Companies with mature ERM systems embed resilience across the enterprise. This includes empowering local managers to make decisions during crises, establishing distributed leadership models, and training teams in contingency protocols. Resilience is a muscle—it strengthens with practice.
EY's case study on building resilience amid geopolitical flux offers practical insights: EY Case Study on Geopolitical Resilience.
Compliance, Sanctions, and the Risk of Regulatory Mismatch
Sanctions are no longer limited to rogue states. In 2025, they are tools of digital sovereignty, trade rivalry, and values-based governance. Enterprises operating globally must navigate a complex patchwork of export controls, investment bans, and entity lists—each with different interpretations across jurisdictions.
The U.S., EU, and Asia-Pacific nations often issue overlapping but inconsistent restrictions. For instance, the U.S. might sanction a tech firm for national security reasons, while an EU regulator classifies it as ESG-compliant. Companies caught in the middle risk “regulatory mismatch” and potential penalties from multiple authorities.
One major global bank faced scrutiny when it unknowingly processed a payment involving an indirectly sanctioned entity. Despite the entity being two degrees removed from the designated party, the bank faced reputational damage and compliance audits. This scenario highlights the importance of beneficial ownership tracing and real-time sanctions screening.
Regulatory risk is especially high in sectors such as semiconductors, defense, fintech, and critical infrastructure. Companies must stay updated on watchlists, maintain clear audit trails, and engage with regulators proactively. Many firms now use third-party compliance platforms that aggregate global sanctions data and monitor transactions for red flags.
For a comprehensive guide to sanctions compliance, consult the U.S. Treasury’s resource on OFAC compliance: OFAC Compliance Resources.
Collaboration, Intelligence, and the Role of Risk Culture
Managing geopolitical risk cannot be the job of a single function. It requires collaboration across risk, strategy, legal, procurement, and HR teams. Intelligence must flow both ways—top-down and bottom-up—to provide a real-time picture of political exposure.
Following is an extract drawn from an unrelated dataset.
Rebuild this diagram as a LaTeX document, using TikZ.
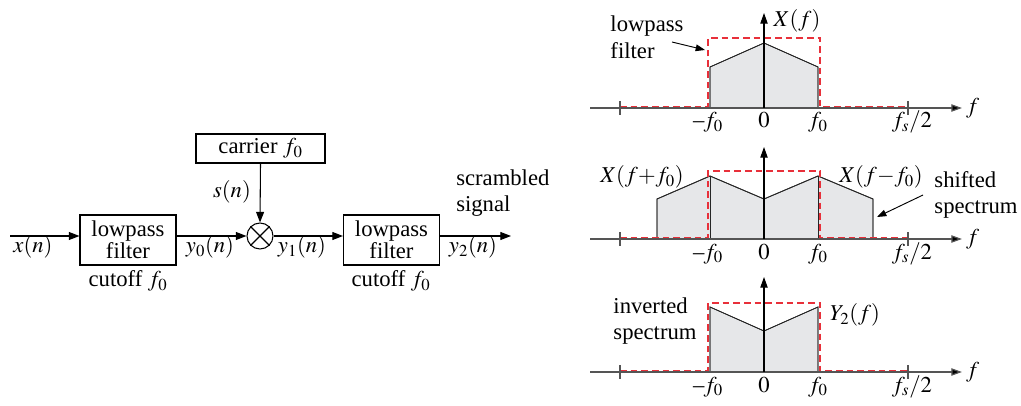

Front-line staff, such as local procurement officers or regional sales managers, are often the first to notice changes in government behavior or rising tensions. Organizations that empower these voices and integrate them into ERM systems have a significant advantage. Internal whistleblowing platforms and geopolitical briefings are useful tools to encourage upward intelligence sharing.
Culture also plays a vital role. Companies that treat political risk as strategic rather than peripheral cultivate a culture of awareness and agility. This includes hosting quarterly geopolitical risk roundtables, publishing internal risk bulletins, and providing crisis simulation training. Some firms partner with geopolitical think tanks or former diplomats to deepen internal capabilities.
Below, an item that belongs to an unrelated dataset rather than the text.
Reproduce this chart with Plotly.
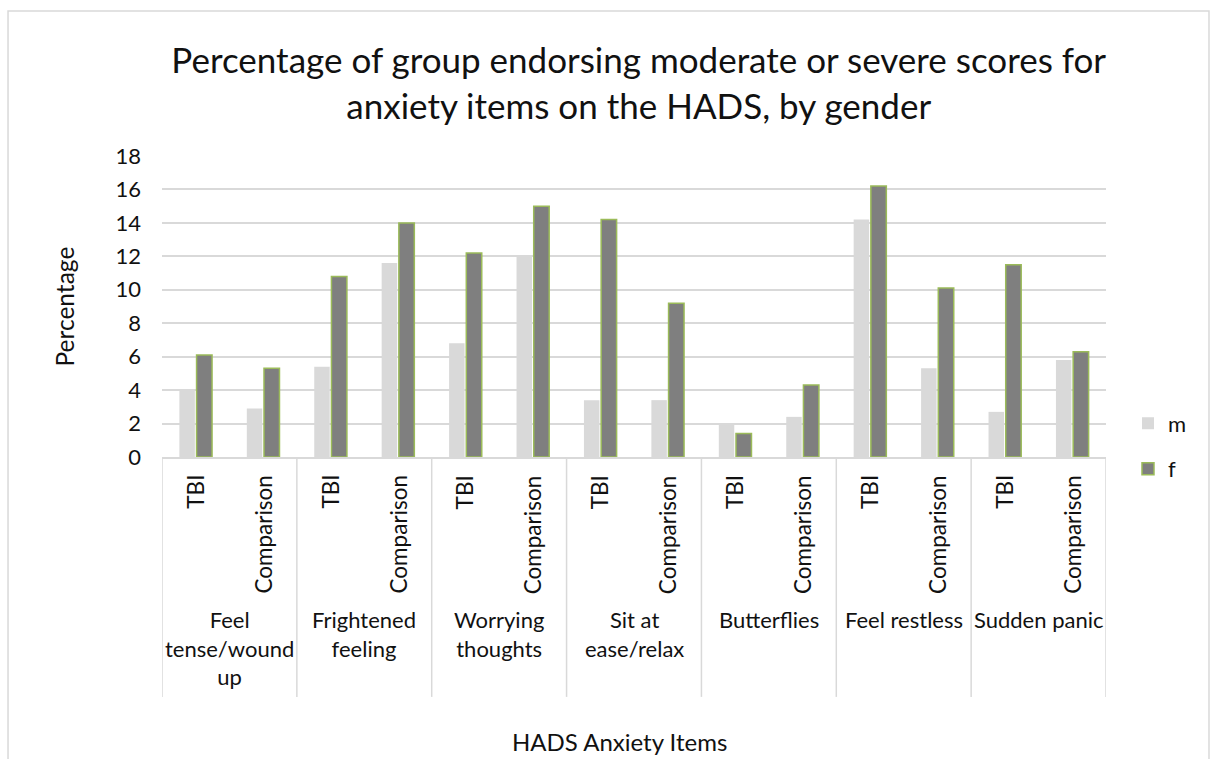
import plotly.graph_objects as go

# HADS anxiety items and the two groups shown under each item
items = ["Feel tense/wound up", "Frightened feeling", "Worrying thoughts",
         "Sit at ease/relax", "Butterflies", "Feel restless", "Sudden panic"]
item_labels = ["Feel<br>tense/wound<br>up", "Frightened<br>feeling", "Worrying<br>thoughts",
               "Sit at<br>ease/relax", "Butterflies", "Feel restless", "Sudden panic"]
groups = ["TBI", "Comparison"]

# Percentage endorsing moderate/severe scores, in item/group order
m_values = [4.0, 2.9, 5.4, 11.6, 6.8, 12.0, 3.4, 3.4, 2.0, 2.4, 14.2, 5.3, 2.7, 5.8]
f_values = [6.1, 5.3, 10.8, 14.0, 12.2, 15.0, 14.2, 9.2, 1.4, 4.3, 16.2, 10.1, 11.5, 6.3]

y_ticks = list(range(0, 19, 2))

FONT = "Lato"
TXT = "#111111"
GRID = "#d9d9d9"

n_groups = len(groups)
positions = list(range(len(items) * n_groups))

fig = go.Figure()
fig.add_trace(go.Bar(
    x=positions, y=m_values, name="m", legendgroup="m",
    marker=dict(color="#d9d9d9", line=dict(width=0)),
))
fig.add_trace(go.Bar(
    x=positions, y=f_values, name="f", legendgroup="f",
    marker=dict(color="#7f7f7f", line=dict(color="#9bbb59", width=1.5)),
))

annotations = []
# inner (group) labels, rotated
for i in positions:
    annotations.append(dict(
        x=i, xref="x", y=-0.053, yref="paper", text=groups[i % n_groups],
        textangle=-90, xanchor="center", yanchor="top", showarrow=False,
        font=dict(family=FONT, size=22.5, color=TXT),
    ))
# outer (item) labels
for g, lab in enumerate(item_labels):
    annotations.append(dict(
        x=g * n_groups + (n_groups - 1) / 2, xref="x", y=-0.49, yref="paper",
        text=lab, xanchor="center", yanchor="top", showarrow=False,
        font=dict(family=FONT, size=22, color=TXT),
    ))
# axis titles
annotations.append(dict(
    x=0.485, xref="paper", y=-0.945, yref="paper", text="HADS Anxiety Items",
    xanchor="center", yanchor="middle", showarrow=False,
    font=dict(family=FONT, size=24, color=TXT),
))
annotations.append(dict(
    x=-0.1028, xref="paper", y=0.5, yref="paper", text="Percentage",
    textangle=-90, xanchor="center", yanchor="middle", showarrow=False,
    font=dict(family=FONT, size=24.5, color=TXT),
))

shapes = []
# chart border
shapes.append(dict(type="rect", xref="paper", yref="paper",
                   x0=-0.1631, x1=1.1091, y0=-1.05, y1=1.4817,
                   line=dict(color=GRID, width=1.5), fillcolor="rgba(0,0,0,0)", layer="below"))
# group dividers of the category axis
for g in range(len(items) + 1):
    shapes.append(dict(type="line", xref="x", yref="paper",
                       x0=g * n_groups - 0.5, x1=g * n_groups - 0.5, y0=0, y1=-0.797,
                       line=dict(color=GRID, width=1.5)))

fig.update_layout(
    width=1216, height=759,
    margin=dict(l=162, r=110, t=156, b=302),
    paper_bgcolor="white", plot_bgcolor="white",
    font=dict(family=FONT, size=22, color=TXT),
    title=dict(
        text="Percentage of group endorsing moderate or severe scores for<br>anxiety items on the HADS, by gender",
        x=0.505, xref="paper", xanchor="center",
        y=1 - 73 / 759, yref="container", yanchor="middle",
        font=dict(family=FONT, size=35, color=TXT),
    ),
    barmode="group", bargap=0.49, bargroupgap=0.1,
    xaxis=dict(range=[-0.5, len(positions) - 0.5], showticklabels=False,
               showgrid=False, zeroline=False, showline=True, linecolor=GRID, linewidth=1.5,
               ticks=""),
    yaxis=dict(range=[0, 18], tickvals=y_ticks, showgrid=True, gridcolor=GRID, gridwidth=1.5,
               zeroline=False, showline=False, ticks="", ticklabelstandoff=20,
               tickfont=dict(family=FONT, size=22, color=TXT)),
    legend=dict(x=1.0233, y=0.035, xanchor="left", yanchor="middle",
                traceorder="grouped", tracegroupgap=14,
                font=dict(family=FONT, size=22, color=TXT), itemwidth=30),
    showlegend=True,
    annotations=annotations,
    shapes=shapes,
)

fig.write_html("out.html")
Leadership must reinforce the importance of proactive risk ownership. Celebrating foresight, rewarding risk-aware behavior, and embedding geopolitical KPIs into management performance reviews help normalize this mindset. A mature risk culture doesn’t fear uncertainty—it plans for it.
For more on building risk culture, see this resource by the Institute of Risk Management: IRM: Risk Culture Guide.
Conclusion
Geopolitical uncertainty is now a structural condition of global business, not an anomaly. Organizations must treat it with the seriousness it deserves—integrating political risk into strategic planning, compliance efforts, and operational decision-making.
The playbook for managing this risk includes real-time awareness, cross-functional collaboration, scenario planning, resilient design, and cultural readiness. By adopting these strategies, enterprises not only survive uncertainty—they turn it into a competitive advantage.